The latest NHC public advisory bulletin for Hurricane Sandy currently says that:
SANDY EXPECTED TO BRING LIFE-THREATENING STORM SURGE FLOODING TO THE MID-ATLANTIC COAST, INCLUDING LONG ISLAND SOUND AND NEW YORK HARBOR.
IN ADDITION HURRICANE-FORCE WINDS ARE EXPECTED ALONG PORTIONS OF THE COAST BETWEEN CHINCOTEAGUE VIRGINIA AND CHATHAM MASSACHUSETTS. THIS INCLUDES THE MIDDLE AND UPPER CHESAPEAKE BAY, DELAWARE BAY AND THE COASTS OF THE NORTHERN DELMARVA PENINSULA, NEW JERSEY, THE NEW YORK CITY AREA, LONG ISLAND, CONNECTICUT AND RHODE ISLAND.

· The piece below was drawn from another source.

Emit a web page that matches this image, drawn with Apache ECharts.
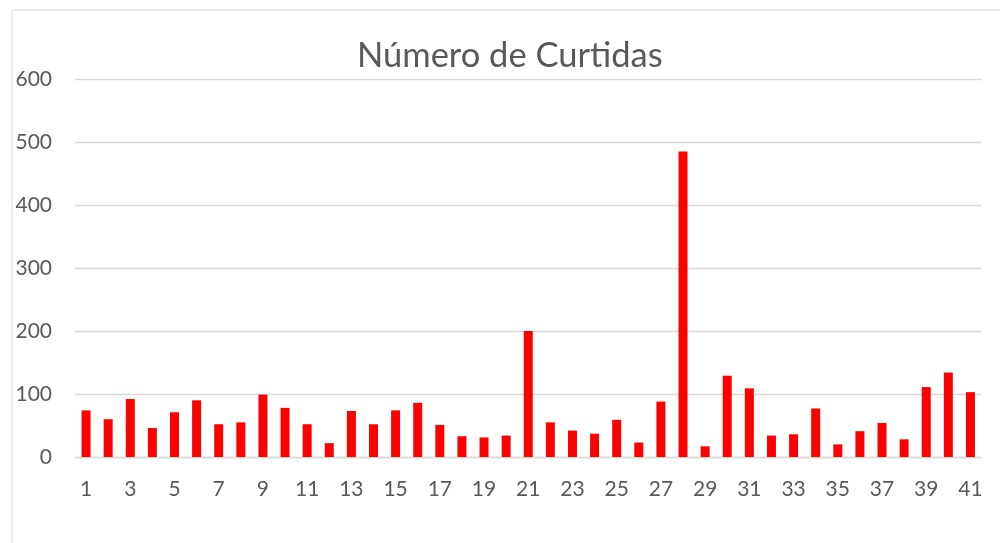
<!DOCTYPE html>
<html>
<head>
<meta charset="utf-8">
<script src="https://cdn.jsdelivr.net/npm/echarts@6/dist/echarts.min.js"></script>
<style>html,body{margin:0;padding:0;background:#fff}#c{width:1000px;height:543px}</style>
</head>
<body>
<div id="c"></div>
<script>
const titleText = 'Número de Curtidas';
const categories = ['1','2','3','4','5','6','7','8','9','10','11','12','13','14','15','16','17','18','19','20','21','22','23','24','25','26','27','28','29','30','31','32','33','34','35','36','37','38','39','40','41'];
const curtidas = [74,60,92,46,71,90,52,55,99,78,52,22,73,52,74,86,51,33,31,34,200,55,42,37,59,23,88,485,17,129,109,34,36,77,20,41,54,28,111,134,103];
const yTicks = {min: 0, max: 600, interval: 100};

const chart = echarts.init(document.getElementById('c'));
chart.setOption({
  animation: false,
  backgroundColor: '#fff',
  title: {
    text: titleText,
    left: 352,
    top: 33,
    textStyle: {fontFamily: 'Lato', fontSize: 34.5, fontWeight: 'normal', color: '#595959'}
  },
  graphic: [{
    type: 'rect', shape: {x: 12, y: 10, width: 1000, height: 560},
    style: {fill: 'none', stroke: '#d9d9d9', lineWidth: 1}, silent: true
  }],
  grid: {left: 75, right: 18.5, top: 79, bottom: 86},
  xAxis: {
    type: 'category',
    data: categories,
    axisTick: {show: false},
    axisLine: {show: true, lineStyle: {color: '#d9d9d9', width: 1.3}},
    axisLabel: {interval: 1, margin: 22, fontFamily: 'Lato', fontSize: 21, color: '#595959'}
  },
  yAxis: {
    type: 'value',
    min: yTicks.min, max: yTicks.max, interval: yTicks.interval,
    axisLine: {show: false},
    axisTick: {show: false},
    splitLine: {lineStyle: {color: '#d9d9d9', width: 1.3}},
    axisLabel: {margin: 23, fontFamily: 'Lato', fontSize: 21, color: '#595959'}
  },
  series: [{
    type: 'bar',
    data: curtidas,
    barWidth: 9,
    itemStyle: {color: '#ff0000'}
  }]
});
</script>
</body>
</html>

Putting all this information together the authorities in the area are taking a variety of actions. According to the BBC:
New York City's public transport system is to be suspended ahead of the arrival on Monday of Hurricane Sandy. Governor Andrew Cuomo said the subway, bus and train services would shut down from 19:00 (23:00 GMT) on Sunday.

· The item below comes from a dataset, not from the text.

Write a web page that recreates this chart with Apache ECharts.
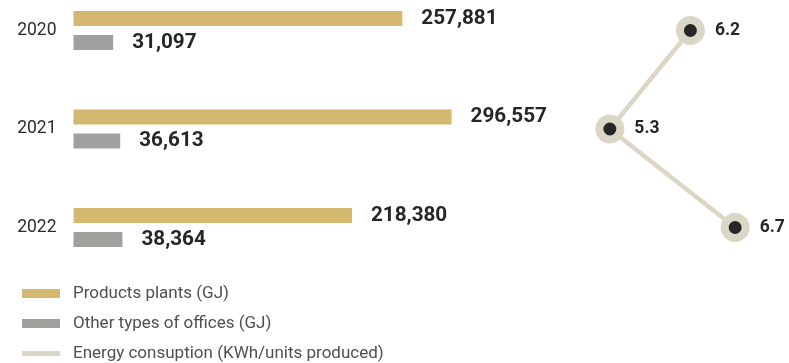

New York Mayor Michael Bloomberg said people needed to start taking action immediately. He said the worst of the storm would hit New York on Monday, but warned that a storm surge expected later on Sunday could do "plenty of damage". The mayor said 375,000 people living in low-lying areas should leave on Sunday.
Here's a speech that US President Barack Obama gave to the Federal Emergency Management Agency earlier today:
Note that at around 00:10 in the video Mr. Obama says that:
This is a serious and big storm. My first message is to all the people across the eastern seaboard and Mid-Atlantic going north, that you need to take this very seriously.
My message to President Obama is to ask, and not for the first time:
When are you going to start taking climate change seriously? Why keep tempting fate? Why don't you "respond big, and respond fast"?